New research explores fruit pigments as a potential ally against hard-to-treat tumors

By Kristen Dalli of ConsumerAffairs
April 14, 2026

  • Compounds in dark sweet cherries were studied for effects on aggressive breast cancer.

  • Researchers tested both prevention and treatment approaches in a mouse model.

  • Results showed slower tumor growth, reduced spread, and changes in cancer-related genes.


A new study from Texas A&M University is taking a closer look at an unexpected place for cancer research: dark sweet cherries. Specifically, researchers focused on anthocyanins, the natural pigments that give these cherries their deep red color.

These compounds were studied in relation to triple-negative breast cancer (TNBC), one of the most aggressive forms of the disease. TNBC lacks common hormone receptors, which makes it harder to treat and more likely to spread to other parts of the body.

The goal of the research wasnt just to see if these cherry-derived compounds could shrink tumors, but also whether they could influence how cancer spreads and responds to treatment two factors that play a major role in patient outcomes.

Triple-negative breast cancer is considered the worst because it is more aggressive, higher grade, and has a higher mitotic index, meaning the cancer cells divide quickly, researcher Dr. Giuliana Noratto said in a news release. All these characteristics make it more likely to spread to distant organs and recur compared to other breast cancer types.

How the study was designed

To explore this, researchers used a mouse model designed to mimic aggressive breast cancer.
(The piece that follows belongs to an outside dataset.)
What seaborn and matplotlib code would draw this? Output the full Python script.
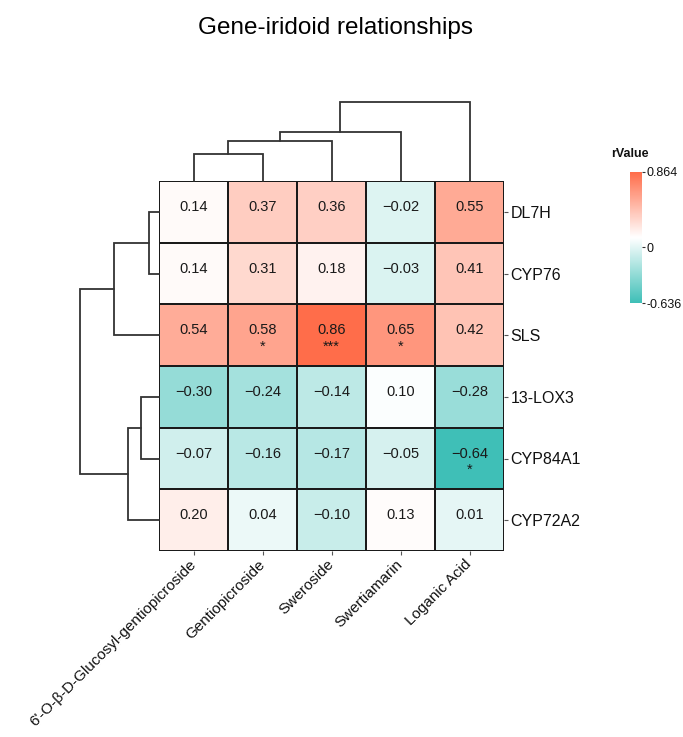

The animals were divided into four groups: a control group, one that received anthocyanins before tumor development, one treated with chemotherapy after tumors formed, and a final group that received both anthocyanins and chemotherapy.

This setup allowed scientists to look at anthocyanins from multiple angles as a preventive strategy and as a potential complement to standard treatment.

In addition to tracking tumor growth, the team also examined metastasis, or how cancer spreads to other organs. They analyzed gene expression within tumors to understand how these compounds might be influencing cancer at a molecular level, including genes tied to metastasis and resistance to therapy.

What the researchers found

The results pointed to several notable effects. Mice that received anthocyanins before tumor implantation showed slower tumor growth without signs of toxicity. When combined with chemotherapy, the treatment appeared to slow tumor growth earlier compared to chemotherapy alone, while also allowing the animals to maintain body weight.

The study also found that anthocyanins reduced cancer spread to multiple organs, including the lungs, and lowered the incidence and extent of metastases in other areas.

On a molecular level, the compounds were linked to decreased activity in genes associated with metastasis and therapy resistance. This suggests they may influence how cancer cells grow, spread, and respond to treatment.

While the findings highlight a promising area of research, the study was conducted in animals, and further investigation is needed to understand how these results might translate to humans.